~ In Another Place ~
“Where are you?” she asked me.
“What do you mean?” I said. “I’m right here.”
“No, I don’t mean it like that. Like right now, where are you? I can see that you’re standing here in front of me, but I feel like the real you is far away in another place. A place that I can’t get to. A place I can’t see or touch or reach.”
An awkward silence followed her words. I looked at her and knew exactly what she meant. I could see a sort of sad confusion in her eyes. I knew she could sense that I was not truly there in that time or place with her. She was perceptive and had a vision for those things. There was no way I could pretend to not know what she was on about. I didn’t know what to tell her and, to be honest, I wasn’t too sure of the answer anyway.
“I’m not sure where I am,” I told her. “I guess I’ve never really been sure.” She looked at me as the silence surrounded us. A few seconds passed until she turned away and we continued on with the day to forget about the moment like it never existed.
It was a poignant moment of interaction and one which stayed on my mind for a few days after. It was true that I really had no specific answer to where my true self was, but I knew that it wasn’t here of this earth. All my years I had been there walking through the requirements of life. I opened doors. I walked into rooms. I stood in front of others and let words come out of my mouth. Physically I was there, but another part of me was off roaming a place that was not of this world or dimension. Often, I got lost in it as I sat staring into space or looking wistfully out of a classroom window. In a strange way, I was merely a bystander to all that was going on around me – a sort of spirit in a surrogate body just here out of a duty imposed on me by an unknown force.
It was a state of being which left me out of sync with my surrounding environment. I found it harder than most to be a part of the world because my heart and soul was not truly in it. The places I went; the lessons I attended; the jobs I worked – it was just something I had to do to be a part of everything, but deep down my soul was relentlessly wandering through some nameless wilderness. In the meanwhile, I looked into the eyes of the others and beheld a look I just simply couldn’t relate to. They all seemed to be really there – as if they were part of the world and fundamentally belonged to it. Sometimes I wondered how obvious it was to them that the same look wasn’t in my eyes, and what they would do exactly if they knew how much of an imposter I was.
Though the vast majority of people looked like they belonged to this world, I knew there were a few others out there who felt what I felt inside. Sometimes I thought I spotted them while out there roaming the streets. They had a specific look in their eyes – a subtle one that was often confused for someone daydreaming. They wore that look because deep within they also felt that they just didn’t belong. In their flesh and bones, they could feel a strange yearning; an inner tugging to some ineffable place far away in space and time. Since the very start of their lives, they had experienced this homesickness for a place they’d never seen or been – a place they couldn’t even describe, but somehow knew existed out there somewhere beyond the ether. Like me, they would have to speak the sentences that kept them functioning and do the things that kept them alive, but they also needed those moments of solitude and silence in which they could try to feel a connection to the home that had eluded them since birth.
There were times when that solitude gave me moments when it felt like I was almost there.
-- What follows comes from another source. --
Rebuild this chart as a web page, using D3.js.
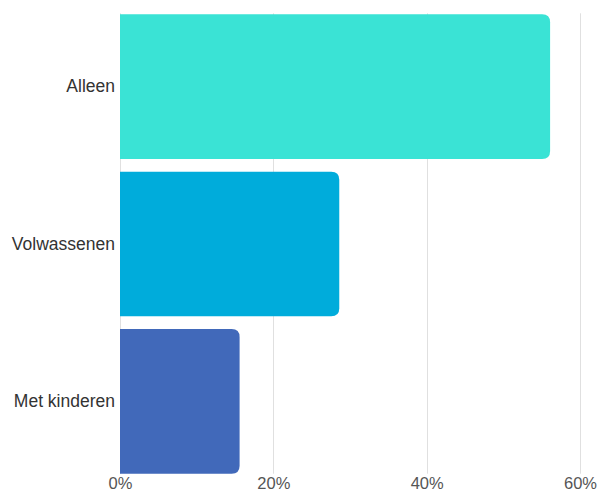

They came out of nowhere: a moment’s hiking in nature when the sunlight shone through the trees; standing on a dusk shoreline without another soul in sight; the moments when I had been writing my thoughts down in a silent room late at night. They were moments of completeness with the surrounding environment when some things at least started to connect and make sense – when I was somewhat in the right direction to heading home. But always they were short-lived and I was soon left feeling like a foreigner stranded in alien lands once again.
I read about this theory one day that we are all spirits here in human bodies, but some of us have mistakenly arrived here from another place. I think that maybe it’s true. It’s clear to me some people have crash-landed on the wrong planet, existing in the wrong age or world. Those ‘old souls’ or ‘wayward spirits’ – destined to always wander on and never feel a true attachment to the places they reside in. I dunno, it’s getting hard pretending I belong here. I guess I will keep opening those doors, walking through those rooms, speaking those words and doing those things that keep me a part of this world, but know that a part of me has all but left it a long time ago. If you ever see me staring into space with a look of longing in my eyes, know that I am man lost in the spaces of my own being – a sort of sailor out on the ocean of existence, steering my way through the storm, setting my eyes to the horizon – searching for the sight of a shore that will one day let me know what it’s like to finally walk the lands of home.